Après un passage par la famille du roi du Maroc Hassan II pendant 24 ans, la propriété est rachetée pour 200 millions d'euros en 2008. Un acheteur discret du Moyen-Orient, dit-on. Plusieurs médias articulent le nom de Esam Janahi, banquier et «figure de proue de la finance islamique», qui ne l'aurait que peu ou pas utilisée.
Mais il est temps de parler argent. A maison d'exception, prix d'exception: selon Mansion Global, le premier média spécialisé à relayer la vente, le château se négocierait pour la somme stratosphérique de 425 millions d’euros. Un montant jamais atteint en France. Voire dans le monde.
Derrière ce prix qui défie l'entendement et cette accumulation de superlatifs? Un certain Ignace Meuwissen, spécialiste de l'immobilier de luxe et cofondateur de Whisper Auctions, une entreprise basée en Suisse qui commercialise des propriétés «hors marché» parmi les plus exclusives au monde. Selon son site internet, il propose notamment à des oligarques russes ayant quqleuqes millions à investir, des biens situés un peu partout en Europe.
Vous vous souvenez peut-être de la tristement invendable «Villa Aurora», cette bâtisse historique au cœur de Rome présentée, lors de sa mise sur le marché en 2022, comme la maison la «plus chère du monde»? Prix de départ: 470 millions d'euros.
Eh bien, c'est ce conseiller qui avait écopé de la délicate mission d'en débarrasser la propriétaire, la princesse Ludovisi. D'ailleurs, avis aux intéressés: le somptueux manoir italien rempli d'œuvres d'art n'a toujours pas trouvé preneur.
Quant au château français d'Armainvilliers, Ignace Meuwissen est sûr de son coût, euh! coup. La vente de 425 millions se fera «en coulisses», assure-t-il à Mansion Global. Certains clients potentiels auraient déjà manifesté leur intérêt, «dont un d’Europe de l’Est, trois d’Asie et un de Mongolie».
Seul bémol: plusieurs experts immobiliers sont loin de partager cette estimation affolante. Dans le milieu, l'omerta règne. Interrogés par le Figaro Immobilier, certains connaisseurs estiment que le prix évoqué par Ignace Meuwissen n’est «absolument pas crédible». «Fantaisiste» ou «irréaliste», lâchent les uns et les autres, toujours sous couvert d’anonymat.
En effet, des biens luxueux de ce type, dans le département le plus excentré de l'Ile-de-France, ne dépasseraient guère les 15 millions d’euros.

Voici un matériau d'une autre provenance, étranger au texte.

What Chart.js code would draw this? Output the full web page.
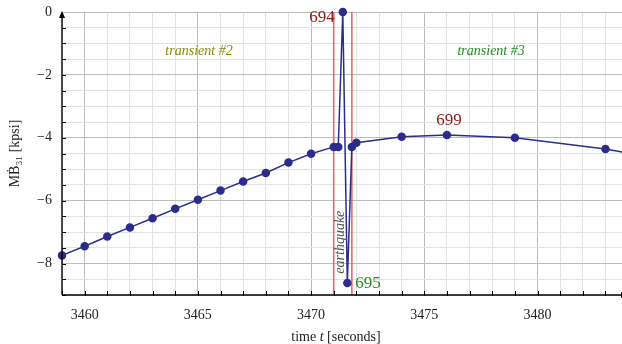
<!DOCTYPE html>
<html>
<head>
<meta charset="utf-8">
<script src="https://cdn.jsdelivr.net/npm/chart.js@4"></script>
<style>
  body { margin: 0; background: #fff; }
  canvas { display: block; }
</style>
</head>
<body>
<canvas id="stressChart" width="622" height="344"></canvas>
<script>
// sample times [s] and stress MB31 [kpsi]
const times = [3459, 3460, 3461, 3462, 3463, 3464, 3465, 3466, 3467, 3468, 3469, 3470,
  3471.0, 3471.2, 3471.4, 3471.6, 3471.8, 3472, 3474, 3476, 3479, 3483, 3486];
const stress = [-7.74, -7.45, -7.14, -6.85, -6.56, -6.26, -5.97, -5.68, -5.39, -5.12, -4.79, -4.51,
  -4.29, -4.29, 0.0, -8.62, -4.29, -4.16, -3.97, -3.91, -4.0, -4.36, -4.75];

// earthquake window boundaries
const quakeBounds = [3471.0, 3471.8];

// sample numbers tagged on the curve
const tagTimes = [3471.4, 3471.6, 3476];
const tagTexts = ["694", "695", "699"];

// region captions: text, time, stress
const regionTexts = ["transient #2", "transient #3"];
const regionTimes = [3465.05, 3477.95];
const regionLevel = -1.25;

const xMin = 3459, xMax = 3483.73;
const yMin = -9, yMax = 0;

const SERIF = '"Liberation Serif", "DejaVu Serif", serif';
const LINE = "#2b2d8c";

const decorations = {
  id: "decorations",
  beforeDatasetsDraw(chart) {
    const { ctx, chartArea: a, scales: { x } } = chart;
    ctx.save();
    ctx.strokeStyle = "rgba(235, 90, 90, 0.9)";
    ctx.lineWidth = 1.6;
    quakeBounds.forEach(t => {
      const px = x.getPixelForValue(t);
      ctx.beginPath();
      ctx.moveTo(px, a.top);
      ctx.lineTo(px, a.bottom);
      ctx.stroke();
    });
    ctx.restore();
  },
  afterDraw(chart) {
    const { ctx, chartArea: a, scales: { x, y } } = chart;
    ctx.save();

    // axes with arrow heads
    ctx.strokeStyle = "#000";
    ctx.fillStyle = "#000";
    ctx.lineWidth = 1.4;
    ctx.beginPath();
    ctx.moveTo(a.left, a.bottom);
    ctx.lineTo(a.left, a.top + 4);
    ctx.moveTo(a.left, a.bottom);
    ctx.lineTo(a.right + 10, a.bottom);
    ctx.stroke();
    ctx.beginPath();
    ctx.moveTo(a.left, a.top - 1);
    ctx.lineTo(a.left - 3, a.top + 6);
    ctx.lineTo(a.left + 3, a.top + 6);
    ctx.closePath();
    ctx.fill();
    ctx.beginPath();
    ctx.moveTo(a.right + 6, a.bottom);
    ctx.lineTo(a.right - 1, a.bottom - 3);
    ctx.lineTo(a.right - 1, a.bottom + 3);
    ctx.closePath();
    ctx.fill();

    // inward tick marks
    ctx.lineWidth = 1;
    ctx.beginPath();
    y.ticks.forEach(t => {
      if (t.value >= 0) return;
      const py = Math.round(y.getPixelForValue(t.value)) + 0.5;
      ctx.moveTo(a.left, py);
      ctx.lineTo(a.left + 4, py);
    });
    x.ticks.forEach(t => {
      const px = Math.round(x.getPixelForValue(t.value)) + 0.5;
      ctx.moveTo(px, a.bottom + 1);
      ctx.lineTo(px, a.bottom - 4);
    });
    ctx.stroke();

    // x axis title with italic t
    ctx.textBaseline = "middle";
    ctx.textAlign = "left";
    ctx.fillStyle = "#222";
    const parts = [["time ", ""], ["t", "italic "], [" [seconds]", ""]];
    const widths = parts.map(([s, st]) => { ctx.font = st + "14px " + SERIF; return ctx.measureText(s).width; });
    let tx = (a.left + a.right) / 2 - 6 - widths.reduce((p, c) => p + c, 0) / 2;
    parts.forEach(([s, st], i) => {
      ctx.font = st + "14px " + SERIF;
      ctx.fillText(s, tx, 337);
      tx += widths[i];
    });

    // sample tags
    const at = t => stress[times.indexOf(t)];
    ctx.font = "17px " + SERIF;
    let px = x.getPixelForValue(tagTimes[0]), py = y.getPixelForValue(at(tagTimes[0]));
    ctx.fillStyle = "#8b1a1a";
    ctx.textAlign = "right";
    ctx.fillText(tagTexts[0], px - 8, py + 6);
    px = x.getPixelForValue(tagTimes[1]); py = y.getPixelForValue(at(tagTimes[1]));
    ctx.fillStyle = "#1e8f1e";
    ctx.textAlign = "left";
    ctx.fillText(tagTexts[1], px + 8, py);
    px = x.getPixelForValue(tagTimes[2]); py = y.getPixelForValue(at(tagTimes[2]));
    ctx.fillStyle = "#8b1a1a";
    ctx.textAlign = "center";
    ctx.fillText(tagTexts[2], px + 2, py - 14);

    // region captions
    ctx.font = "italic 14px " + SERIF;
    ctx.textAlign = "center";
    const regionColors = ["#8a8a00", "#1e8f1e"];
    regionTexts.forEach((txt, i) => {
      ctx.fillStyle = regionColors[i];
      ctx.fillText(txt, x.getPixelForValue(regionTimes[i]), y.getPixelForValue(regionLevel));
    });

    // earthquake note along the window
    ctx.translate(x.getPixelForValue(3471.3), y.getPixelForValue(-7.32));
    ctx.rotate(-Math.PI / 2);
    ctx.fillStyle = "#555";
    ctx.fillText("earthquake", 0, 0);
    ctx.restore();
  }
};

new Chart(document.getElementById("stressChart"), {
  type: "scatter",
  data: {
    datasets: [{
      data: times.map((t, i) => ({ x: t, y: stress[i] })),
      showLine: true,
      borderColor: LINE,
      backgroundColor: LINE,
      borderWidth: 1.5,
      pointRadius: 3.5,
      pointHoverRadius: 3.5,
      clip: false
    }]
  },
  options: {
    responsive: false,
    animation: false,
    layout: { autoPadding: false, padding: { top: 12, right: 0, left: 0, bottom: 0 } },
    plugins: { legend: { display: false }, tooltip: { enabled: false } },
    scales: {
      x: {
        type: "linear",
        min: xMin,
        max: xMax,
        afterFit: s => { s.height = 49; s.paddingLeft = 0; s.paddingRight = 0; },
        border: { display: false },
        grid: {
          drawTicks: false,
          color: c => c.tick.value % 5 === 0 ? "#bcbcbc" : "#e2e2e2"
        },
        ticks: {
          stepSize: 1,
          includeBounds: false,
          autoSkip: false,
          maxRotation: 0,
          padding: 12,
          color: "#222",
          font: { family: SERIF, size: 14 },
          callback: v => v % 5 === 0 ? String(v) : ""
        }
      },
      y: {
        min: yMin,
        max: yMax,
        afterFit: s => { s.width = 62; s.paddingTop = 0; s.paddingBottom = 0; },
        border: { display: false },
        grid: {
          drawTicks: false,
          color: c => c.tick.value % 2 === 0 ? "#bcbcbc" : "#e2e2e2"
        },
        ticks: {
          stepSize: 0.5,
          autoSkip: false,
          padding: 10,
          color: "#222",
          font: { family: SERIF, size: 14 },
          callback: v => (Number.isInteger(v) && v % 2 === 0) ? (v === 0 ? "0" : "\u2212" + Math.abs(v)) : ""
        },
        title: {
          display: true,
          text: "M\u1E02\u2083\u2081 [kpsi]",
          color: "#222",
          font: { family: SERIF, size: 14 },
          padding: { top: 7, bottom: 0 }
        }
      }
    }
  },
  plugins: [decorations]
});
</script>
</body>
</html>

Plus surprenant encore, selon notre confrère du Figaro? La société civile immobilière (SCI) de Esam Janahi, qui serait propriétaire des lieux, réfute avoir jamais confié un mandat de vente à un intermédiaire. Par le biais de son avocat, elle dénonce de nombreuses «inexactitudes sur la description du bien» et l’évocation d’«un prix totalement fantaisiste» par Ignace Meuwissen. Quant au média Jeune Afrique, qui s'est penché sur les coulisses de l'affaire, il va plus loin en affirmant même que le château «n’est pas à vendre».
A ce stade, une seule certitude. Avant d'asseoir son statut de «bien le plus cher de France», si ce n'est du monde, le château d'Armainvilliers fera encore jaser quelques amateurs d'immobilier de luxe. Et n'oublions pas qu'estimation n'est pas raison. Mise aux enchères à 295 millions de dollars, la villa «The One», à Los Angeles, qui détient encore le record de la maison la plus chère jamais vendue aux enchères, s'est finalement vendue pour moins de la moitié: 126 millions de dollars. A voir si une Française sera capable de lui voler la vedette.